Wednesday, May 9, 2012
In life, there are a lot of lines. When someone takes things too far, we like to say they have crossed the line. Whether real or imagined, there are countless lines we draw for ourselves and even those lines we impose upon others.
All throughout my half marathon on Saturday, I thought about lines over and over again. The lines of tens of thousands of people trying to get into their letter-coded (A-Z, that's how many people there were) corrals. The people waiting in line to just get across the start line (it took us 20 minutes to get there, for reference). Then, of course, the race toward the finish line.
But more than anything, I saw people crossing their own personal lines in the worst way possible. It was hot. It was humid. And people were dropping to the ground from exhaustion. People who looked young and in shape were in very rough shape on the ground, the sidewalk and the sidelines. Some were passed out. Others were vomiting. It was scary.
Saturday was hot by running standards, already in the mid-70's by 7:30 when the race began. To add fuel to the temperature, the humidity a stifling 90%. The air was thick and the dew point was high, making it difficult to breathe and for many people it was nearly impossible to simply function and sweat through all 13.1 miles.
Amidst the crowds of 35,000+ runners and their families and supporters, I was unable to find my running partner before the race began. The one I had trained with for months. The one who had been telling me all along that we were going to cross the finish line together, holding hands. I cried. I cried because I knew she would have to run by herself. After waiting and searching, we had to give up on trying to find her. It felt like I was letting her down--and I couldn't stop thinking about it. I prayed to St. Anthony, the Patron Saint of lost articles and people. I prayed over and over again nearly the entire race.
My husband and I ran together for the bulk of the race, and wasted a lot of time (and energy) passing people. I cursed myself for putting down a finish time of 2 hours, which put us toward the back of the group. I would guess we ran an extra quarter of a mile, or more, by just running around people. But, when you run the largest half marathon in the United States of America, that's the way the cookie crumbles.

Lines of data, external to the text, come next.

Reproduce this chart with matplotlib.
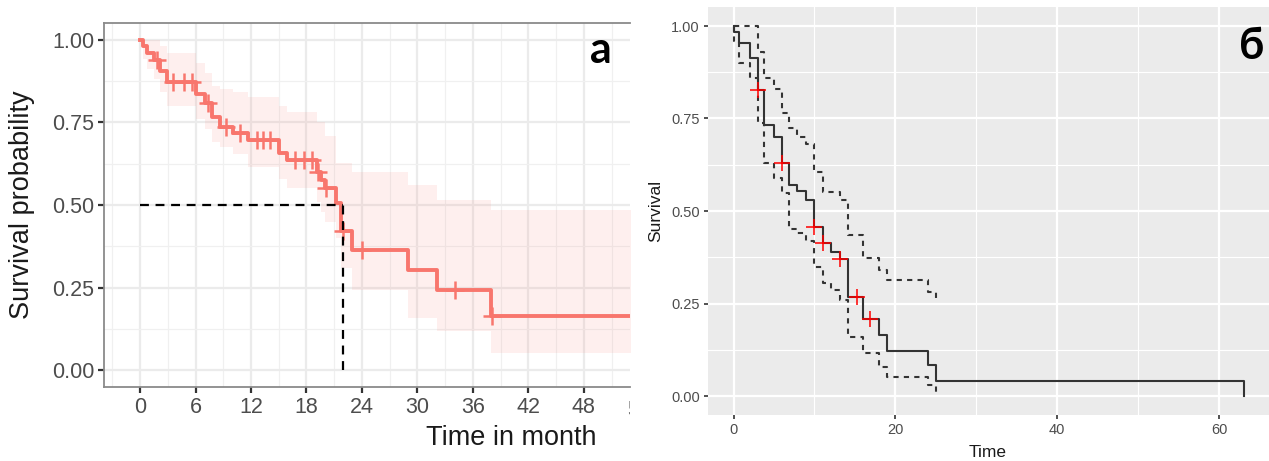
import numpy as np
import matplotlib
matplotlib.use("Agg")
import matplotlib.pyplot as plt
from matplotlib.transforms import Bbox, TransformedBbox

plt.rcParams['font.family'] = ['Liberation Sans', 'DejaVu Sans']

# ---------------- data: panel a ----------------
left_times = [0, 0.3, 0.8, 1.5, 2.2, 2.9, 6.0, 7.0, 7.75, 8.6, 10.1, 11.7, 15.0, 15.9,
              19.1, 19.6, 20.0, 21.2, 21.7, 22.9, 29.0, 32.1, 38.0]
left_surv = [1.0, 0.98, 0.96, 0.937, 0.906, 0.873, 0.834, 0.807, 0.766, 0.735, 0.717, 0.696,
             0.657, 0.636, 0.60, 0.575, 0.55, 0.507, 0.42, 0.364, 0.304, 0.244, 0.164]
left_upper = [1.0, 1.0, 1.0, 1.0, 0.98, 0.96, 0.93, 0.90, 0.86, 0.85, 0.84, 0.825, 0.80, 0.78,
              0.75, 0.75, 0.71, 0.626, 0.626, 0.60, 0.56, 0.515, 0.485]
left_lower = [1.0, 0.94, 0.91, 0.88, 0.84, 0.80, 0.76, 0.73, 0.69, 0.675, 0.655, 0.615, 0.58,
              0.55, 0.51, 0.48, 0.45, 0.40, 0.31, 0.244, 0.16, 0.118, 0.054]
left_censor = [1.8, 3.6, 4.7, 5.6, 7.3, 9.3, 10.8, 12.6, 13.3, 14.1, 16.8, 17.7, 18.6,
               19.3, 20.1, 22.0, 24.0, 34.1, 38.1]
median_time = 22.0
left_xticks = [0, 6, 12, 18, 24, 30, 36, 42, 48]
left_yticks = [0.0, 0.25, 0.5, 0.75, 1.0]

# ---------------- data: panel б ----------------
right_times = [0, 0.1, 0.66, 2.0, 3.0, 3.8, 5.0, 6.0, 6.9, 7.9, 9.0, 10.0, 11.0, 12.1, 13.1,
               14.1, 16.0, 18.0, 19.0, 24.0, 25.0, 63.0]
right_surv = [1.0, 0.985, 0.953, 0.913, 0.827, 0.732, 0.70, 0.629, 0.57, 0.555, 0.53, 0.457,
              0.413, 0.39, 0.369, 0.267, 0.207, 0.165, 0.122, 0.084, 0.041, 0.0]
right_upper = [1.0, 1.0, 1.0, 1.0, 0.93, 0.86, 0.83, 0.765, 0.724, 0.70, 0.68, 0.606, 0.55,
               0.55, 0.53, 0.435, 0.373, 0.34, 0.313, 0.282, 0.265]
right_lower = [1.0, 0.96, 0.90, 0.86, 0.737, 0.63, 0.59, 0.548, 0.45, 0.44, 0.42, 0.35, 0.305,
               0.286, 0.26, 0.16, 0.115, 0.079, 0.052, 0.03, 0.012]
right_censor = [3.0, 6.0, 10.0, 11.0, 13.1, 15.3, 16.9]
right_xticks = [0, 20, 40, 60]
right_yticks = [0.0, 0.25, 0.5, 0.75, 1.0]

W, H = 1269, 461
fig = plt.figure(figsize=(W / 100, H / 100), dpi=100)

def surv_at(times, surv, t):
    idx = np.searchsorted(times, t, side='right') - 1
    return np.asarray(surv)[idx]

# ================= panel a =================
ax1 = fig.add_axes([104 / W, 1 - 387 / H, (630 - 104) / W, (387 - 23) / H])
xmin1, xmax1 = -3.9, 53.0
ax1.set_xlim(xmin1, xmax1)
ax1.set_ylim(-0.05, 1.05)
ax1.set_facecolor('white')

for x in np.arange(-3, 60, 6):
    ax1.axvline(x, color='#F0F0F0', lw=0.9, zorder=0)
for x in np.arange(0, 60, 6):
    ax1.axvline(x, color='#EBEBEB', lw=1.6, zorder=0)
for y in [0.125, 0.375, 0.625, 0.875]:
    ax1.axhline(y, color='#F0F0F0', lw=0.9, zorder=0)
for y in left_yticks:
    ax1.axhline(y, color='#EBEBEB', lw=1.6, zorder=0)

lt = np.append(left_times, 60)
ax1.fill_between(lt, np.append(left_lower, left_lower[-1]), np.append(left_upper, left_upper[-1]),
                 step='post', color='#F8766D', alpha=0.11, lw=0, zorder=1)
ax1.step(lt, np.append(left_surv, left_surv[-1]), where='post', color='#F8766D', lw=2.8, zorder=3)
ax1.plot(left_censor, surv_at(left_times, left_surv, left_censor), ls='none', marker='+',
         ms=13, mew=1.8, color='#F8766D', zorder=4)
ax1.plot([0, median_time], [0.5, 0.5], color='black', ls=(0, (4, 3)), lw=1.6, zorder=5)
ax1.plot([median_time, median_time], [0, 0.5], color='black', ls=(0, (4, 3)), lw=1.6, zorder=5)

ax1.set_xticks(left_xticks)
ax1.set_yticks(left_yticks)
ax1.set_yticklabels(['0.00', '0.25', '0.50', '0.75', '1.00'])
ax1.tick_params(axis='both', length=4, width=1.6, color='#333333', labelsize=15.5,
                labelcolor='#4D4D4D', pad=3)
for s in ['top', 'left', 'bottom']:
    ax1.spines[s].set_color('#8A8A8A')
    ax1.spines[s].set_linewidth(1.3)
ax1.spines['right'].set_visible(False)

# clipped "54" tick label at the cropped edge
x54 = ax1.transData.transform((54, 0))[0]
t54 = fig.text(x54 / W, 1 - 410 / H, '54', fontsize=15.5, color='#4D4D4D', ha='center', va='center')
t54.set_clip_box(TransformedBbox(Bbox([[0, 0], [630 / W, 1]]), fig.transFigure))
t54.set_clip_on(True)

fig.text(22 / W, 1 - 205 / H, 'Survival probability', rotation=90, fontsize=19.5,
         ha='center', va='center', color='#1A1A1A')
fig.text(511 / W, 1 - 438 / H, 'Time in month', fontsize=19.5, ha='center', va='center',
         color='#1A1A1A')
fig.text(601 / W, 1 - 50 / H, 'а', fontsize=31, fontweight='bold', ha='center', va='center',
         family=['Lato', 'DejaVu Sans'])

# ================= panel б =================
ax2 = fig.add_axes([708 / W, 1 - 414.5 / H, (1269 - 708) / W, (414.5 - 7.5) / H])
ax2.set_xlim(-3.15, 66.15)
ax2.set_ylim(-0.05, 1.05)
ax2.set_facecolor('#EBEBEB')
for x in [10, 30, 50]:
    ax2.axvline(x, color='white', lw=0.8, zorder=0)
for x in right_xticks:
    ax2.axvline(x, color='white', lw=1.6, zorder=0)
for y in [0.125, 0.375, 0.625, 0.875]:
    ax2.axhline(y, color='white', lw=0.8, zorder=0)
for y in right_yticks:
    ax2.axhline(y, color='white', lw=1.6, zorder=0)

n_ci = len(right_upper)
ax2.step(right_times[:n_ci], right_upper, where='post', color='#333333', lw=1.5,
         ls=(0, (2.5, 2.5)), zorder=2)
ax2.step(right_times[:n_ci], right_lower, where='post', color='#333333', lw=1.5,
         ls=(0, (2.5, 2.5)), zorder=2)
ax2.step(right_times, right_surv, where='post', color='#333333', lw=1.5, zorder=3)
ax2.plot(right_censor, surv_at(right_times, right_surv, right_censor), ls='none', marker='+',
         ms=11, mew=1.1, color='#FF0000', zorder=4)

ax2.set_xticks(right_xticks)
ax2.set_yticks(right_yticks)
ax2.set_yticklabels(['0.00', '0.25', '0.50', '0.75', '1.00'])
ax2.tick_params(axis='both', length=3, width=1.2, color='#333333', labelsize=10.5,
                labelcolor='#4D4D4D', pad=3)
for s in ax2.spines.values():
    s.set_visible(False)

fig.text(988 / W, 1 - 452 / H, 'Time', fontsize=12.5, ha='center', va='center', color='#1A1A1A')
fig.text(656 / W, 1 - 211 / H, 'Survival', rotation=90, fontsize=12.5, ha='center', va='center',
         color='#1A1A1A')
fig.text(1252 / W, 1 - 46 / H, 'б', fontsize=31, fontweight='bold', ha='center', va='center',
         family=['Lato', 'DejaVu Sans'])

fig.savefig('out.png', dpi=100, facecolor='white')
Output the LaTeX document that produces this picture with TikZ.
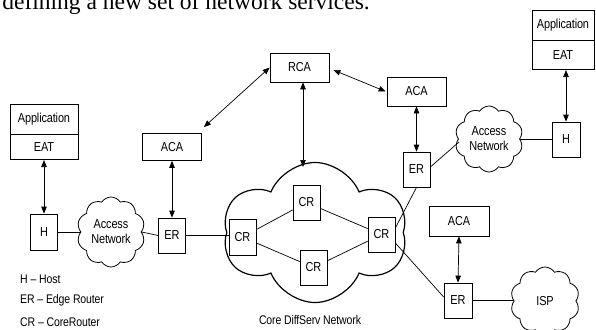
\documentclass[tikz,border=0pt]{standalone}
\usepackage{fontspec}
\newfontfamily\lab[FakeStretch=0.84,LetterSpace=-1]{Liberation Sans}
\newfontfamily\topfont{Liberation Serif}
\usetikzlibrary{arrows.meta,shapes.symbols,calc}
\tikzset{
  box/.style={draw, line width=0.7pt, inner sep=0pt, font=\lab\fontsize{13}{14}\selectfont},
  netcloud/.style={draw, cloud, cloud ignores aspect, line width=0.8pt, inner sep=0pt,
     cloud puffs=10, cloud puff arc=115, font=\lab\fontsize{13}{15}\selectfont, align=center},
  link/.style={line width=0.7pt},
  dbl/.style={line width=0.7pt, {Triangle[length=7pt,width=5.5pt]}-{Triangle[length=7pt,width=5.5pt]}},
  legend/.style={anchor=base west, inner sep=0pt, font=\lab\fontsize{12.5}{14}\selectfont}
}
\begin{document}
\begin{tikzpicture}[x=1pt,y=-1pt]
\useasboundingbox (0,0) rectangle (596,329);
% cut-off text line above the figure
\node[anchor=base east, inner sep=0pt, font=\topfont\fontsize{23.5}{26}\selectfont] (toptext) at (370,9.5) {defining a new set of network services.};

% left application stack
\node[box, minimum width=68pt, minimum height=30pt] (appLtop) at (44,119) {Application};
\node[box, minimum width=68pt, minimum height=25pt, anchor=north] (appLbot) at (appLtop.south) {EAT};
% right application stack
\node[box, minimum width=62pt, minimum height=30pt] (appRtop) at (563,25) {Application};
\node[box, minimum width=62pt, minimum height=29pt, anchor=north] (appRbot) at (appRtop.south) {EAT};

% agents
\node[box, minimum width=59pt, minimum height=29pt] (RCA) at (299.5,67.5) {RCA};
\node[box, minimum width=59pt, minimum height=27pt] (acaL) at (172,147) {ACA};
\node[box, minimum width=59pt, minimum height=29pt] (acaR) at (416.5,91.5) {ACA};
\node[box, minimum width=60pt, minimum height=30pt] (acaB) at (459,221) {ACA};

% hosts and edge routers
\node[box, minimum width=27pt, minimum height=36pt] (HL) at (44,232) {H};
\node[box, minimum width=28pt, minimum height=35pt] (HR) at (566,139.5) {H};
\node[box, minimum width=27pt, minimum height=35pt] (ERL) at (172,235.5) {ER};
\node[box, minimum width=27pt, minimum height=35pt] (ERR) at (416.5,169.5) {ER};
\node[box, minimum width=28pt, minimum height=35pt] (ERB) at (458,300.5) {ER};

% clouds
\node[netcloud, cloud puffs=6, cloud puff arc=135, line width=1.2pt, minimum width=184pt, minimum height=140pt] (core) at (315,232.5) {};
\node[netcloud, minimum width=68pt, minimum height=70pt] (cloudL) at (111,232) {Access\\Network};
\node[netcloud, minimum width=68pt, minimum height=66pt] (cloudR) at (489,139) {Access\\Network};
\node[netcloud, minimum width=69pt, minimum height=68pt] (ISP) at (545,301) {ISP};

% core routers
\node[box, fill=white, minimum width=27pt, minimum height=36pt] (CRl) at (242.5,237) {CR};
\node[box, fill=white, minimum width=27pt, minimum height=35pt] (CRt) at (306.5,202.5) {CR};
\node[box, fill=white, minimum width=27pt, minimum height=35pt] (CRb) at (313.5,267.5) {CR};
\node[box, fill=white, minimum width=27pt, minimum height=35pt] (CRr) at (381.5,234.5) {CR};
\node[anchor=base, inner sep=0pt, font=\lab\fontsize{12.5}{14}\selectfont] (corelabel) at (310,324) {Core DiffServ Network};

% links
\draw[link] (HL.east) -- (HL.east -| cloudL.west);
\draw[link] (cloudL.east) -- (ERL.west);
\draw[link] (ERL.east) -- (ERL.east -| CRl.west);
\draw[link] (CRl) -- (CRt);
\draw[link] (CRl) -- (CRb);
\draw[link] (CRt) -- (CRr);
\draw[link] (CRb) -- (CRr);
\draw[link] ($(CRr.east)+(0,-6.5)$) -- (ERR.south);
\draw[link] ($(CRr.east)+(0,8.5)$) -- ($(ERB.west)+(0,-3.5)$);
\draw[link] ($(ERR.east)+(0,-2.5)$) -- ($(cloudR.west)+(1,3)$);
\draw[link] (cloudR.east) -- (cloudR.east -| HR.west);
\draw[link] (ERB.east) -- (ERB.east -| ISP.west);

% signalling arrows
\coordinate (coretop) at (303,167);
\draw[dbl] (appLbot.south) -- (appLbot.south |- HL.north);
\draw[dbl] (acaL.south) -- (ERL.north);
\draw[dbl] (RCA.west) -- ($(acaL.north east)+(2,-6)$);
\draw[dbl] ($(RCA.east)+(4,2.5)$) -- ($(acaR.west)+(-1,0)$);
\draw[dbl] ($(RCA.south)+(3.5,0)$) -- (coretop);
\draw[dbl] (acaR.south) -- (ERR.north);
\draw[dbl] (HR.north |- appRbot.south) -- (HR.north);
\draw[dbl] (acaB.south) -- (ERB.north);

% legend
\node[legend] (lg1) at (20,283) {H – Host};
\node[legend] (lg2) at (20,303) {ER – Edge Router};
\node[legend] (lg3) at (20,326) {CR – CoreRouter};
\end{tikzpicture}
\end{document}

At mile 12, we readjusted our goal: we were going to finish in 1:54. We picked up our pace to what felt like a lofty goal of an 8:30 mile and pushed through. Just as we approached the 13 mile marker, it happened: I found Julie. Amidst the crowds of tens of thousands of runners. We were wearing matching shirts and I did a double take when I saw her back, with that familiar shade of pink which said the same thing mine did:
I took one look at her face and realized she was struggling. Big time. My husband quickly took off without saying goodbye (it's every runner for themselves in this family) and I joined my long lost running partner. She had crossed her line--the line that told her she couldn't do it. It was clear to me that I found her at the right time, which was no coincidence. She told me to go on without her. Several times. She even told me she couldn't finish. But I didn't listen. We stayed together until we found our line.
I have always thought that running was about improving and getting faster and stronger. But I think it's about friendship, too. We finish when we finish, and they are going to give us a medal no matter what the clock says.
Oh, and we did finish together, holding hands.